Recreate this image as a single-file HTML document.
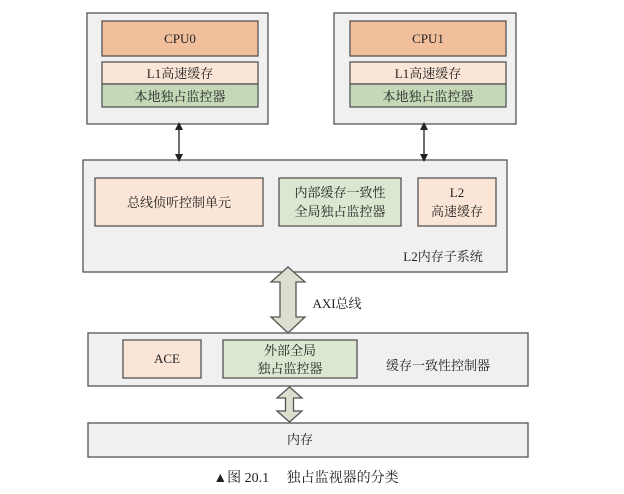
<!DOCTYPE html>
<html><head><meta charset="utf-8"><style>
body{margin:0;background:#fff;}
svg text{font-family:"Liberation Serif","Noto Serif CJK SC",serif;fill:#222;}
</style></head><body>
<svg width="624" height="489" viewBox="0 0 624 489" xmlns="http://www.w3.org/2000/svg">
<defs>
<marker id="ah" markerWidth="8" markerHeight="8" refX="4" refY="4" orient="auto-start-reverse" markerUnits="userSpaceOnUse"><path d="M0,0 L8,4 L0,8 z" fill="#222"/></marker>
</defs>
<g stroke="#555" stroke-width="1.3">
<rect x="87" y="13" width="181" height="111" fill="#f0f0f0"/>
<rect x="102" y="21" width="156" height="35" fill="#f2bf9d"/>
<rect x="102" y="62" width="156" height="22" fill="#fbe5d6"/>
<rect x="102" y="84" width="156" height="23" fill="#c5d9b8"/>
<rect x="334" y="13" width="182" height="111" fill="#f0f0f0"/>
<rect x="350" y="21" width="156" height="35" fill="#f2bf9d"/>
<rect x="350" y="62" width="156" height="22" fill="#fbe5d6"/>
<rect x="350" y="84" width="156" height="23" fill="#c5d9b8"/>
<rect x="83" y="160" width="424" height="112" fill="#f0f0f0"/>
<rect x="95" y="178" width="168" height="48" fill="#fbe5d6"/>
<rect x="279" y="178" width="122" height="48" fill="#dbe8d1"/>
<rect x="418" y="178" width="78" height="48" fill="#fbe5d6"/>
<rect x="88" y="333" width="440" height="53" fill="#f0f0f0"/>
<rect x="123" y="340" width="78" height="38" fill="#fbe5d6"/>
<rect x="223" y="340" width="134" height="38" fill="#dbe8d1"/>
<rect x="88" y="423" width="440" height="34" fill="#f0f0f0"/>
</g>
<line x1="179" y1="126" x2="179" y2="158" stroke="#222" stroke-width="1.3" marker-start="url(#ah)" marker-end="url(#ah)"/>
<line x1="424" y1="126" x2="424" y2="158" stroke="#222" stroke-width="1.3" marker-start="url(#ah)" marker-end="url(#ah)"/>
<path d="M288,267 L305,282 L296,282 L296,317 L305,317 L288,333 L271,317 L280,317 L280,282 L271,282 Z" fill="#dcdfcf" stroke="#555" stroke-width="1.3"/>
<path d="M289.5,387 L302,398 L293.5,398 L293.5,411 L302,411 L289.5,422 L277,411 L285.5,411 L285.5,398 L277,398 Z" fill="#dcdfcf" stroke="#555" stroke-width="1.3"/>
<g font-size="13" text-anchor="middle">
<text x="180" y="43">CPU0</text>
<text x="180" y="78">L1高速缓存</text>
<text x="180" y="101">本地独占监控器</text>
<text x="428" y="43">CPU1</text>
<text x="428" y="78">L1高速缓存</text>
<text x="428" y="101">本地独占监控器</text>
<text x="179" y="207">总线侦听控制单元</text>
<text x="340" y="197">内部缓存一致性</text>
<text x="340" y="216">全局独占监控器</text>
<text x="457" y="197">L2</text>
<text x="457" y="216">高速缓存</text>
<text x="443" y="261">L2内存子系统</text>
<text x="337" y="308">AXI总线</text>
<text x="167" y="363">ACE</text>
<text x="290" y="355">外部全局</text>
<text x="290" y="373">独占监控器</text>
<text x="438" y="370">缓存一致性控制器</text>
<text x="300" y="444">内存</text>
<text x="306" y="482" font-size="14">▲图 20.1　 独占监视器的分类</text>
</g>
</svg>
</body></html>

What to do: Write the listing out a second time exactly, dropping all images.

Answer for the task:
Recreate this image as a single-file HTML document.
<!DOCTYPE html>
<html><head><meta charset="utf-8"><style>
body{margin:0;background:#fff;}
svg text{font-family:"Liberation Serif","Noto Serif CJK SC",serif;fill:#222;}
</style></head><body>
<svg width="624" height="489" viewBox="0 0 624 489" xmlns="http://www.w3.org/2000/svg">
<defs>
<marker id="ah" markerWidth="8" markerHeight="8" refX="4" refY="4" orient="auto-start-reverse" markerUnits="userSpaceOnUse"><path d="M0,0 L8,4 L0,8 z" fill="#222"/></marker>
</defs>
<g stroke="#555" stroke-width="1.3">
<rect x="87" y="13" width="181" height="111" fill="#f0f0f0"/>
<rect x="102" y="21" width="156" height="35" fill="#f2bf9d"/>
<rect x="102" y="62" width="156" height="22" fill="#fbe5d6"/>
<rect x="102" y="84" width="156" height="23" fill="#c5d9b8"/>
<rect x="334" y="13" width="182" height="111" fill="#f0f0f0"/>
<rect x="350" y="21" width="156" height="35" fill="#f2bf9d"/>
<rect x="350" y="62" width="156" height="22" fill="#fbe5d6"/>
<rect x="350" y="84" width="156" height="23" fill="#c5d9b8"/>
<rect x="83" y="160" width="424" height="112" fill="#f0f0f0"/>
<rect x="95" y="178" width="168" height="48" fill="#fbe5d6"/>
<rect x="279" y="178" width="122" height="48" fill="#dbe8d1"/>
<rect x="418" y="178" width="78" height="48" fill="#fbe5d6"/>
<rect x="88" y="333" width="440" height="53" fill="#f0f0f0"/>
<rect x="123" y="340" width="78" height="38" fill="#fbe5d6"/>
<rect x="223" y="340" width="134" height="38" fill="#dbe8d1"/>
<rect x="88" y="423" width="440" height="34" fill="#f0f0f0"/>
</g>
<line x1="179" y1="126" x2="179" y2="158" stroke="#222" stroke-width="1.3" marker-start="url(#ah)" marker-end="url(#ah)"/>
<line x1="424" y1="126" x2="424" y2="158" stroke="#222" stroke-width="1.3" marker-start="url(#ah)" marker-end="url(#ah)"/>
<path d="M288,267 L305,282 L296,282 L296,317 L305,317 L288,333 L271,317 L280,317 L280,282 L271,282 Z" fill="#dcdfcf" stroke="#555" stroke-width="1.3"/>
<path d="M289.5,387 L302,398 L293.5,398 L293.5,411 L302,411 L289.5,422 L277,411 L285.5,411 L285.5,398 L277,398 Z" fill="#dcdfcf" stroke="#555" stroke-width="1.3"/>
<g font-size="13" text-anchor="middle">
<text x="180" y="43">CPU0</text>
<text x="180" y="78">L1高速缓存</text>
<text x="180" y="101">本地独占监控器</text>
<text x="428" y="43">CPU1</text>
<text x="428" y="78">L1高速缓存</text>
<text x="428" y="101">本地独占监控器</text>
<text x="179" y="207">总线侦听控制单元</text>
<text x="340" y="197">内部缓存一致性</text>
<text x="340" y="216">全局独占监控器</text>
<text x="457" y="197">L2</text>
<text x="457" y="216">高速缓存</text>
<text x="443" y="261">L2内存子系统</text>
<text x="337" y="308">AXI总线</text>
<text x="167" y="363">ACE</text>
<text x="290" y="355">外部全局</text>
<text x="290" y="373">独占监控器</text>
<text x="438" y="370">缓存一致性控制器</text>
<text x="300" y="444">内存</text>
<text x="306" y="482" font-size="14">▲图 20.1　 独占监视器的分类</text>
</g>
</svg>
</body></html>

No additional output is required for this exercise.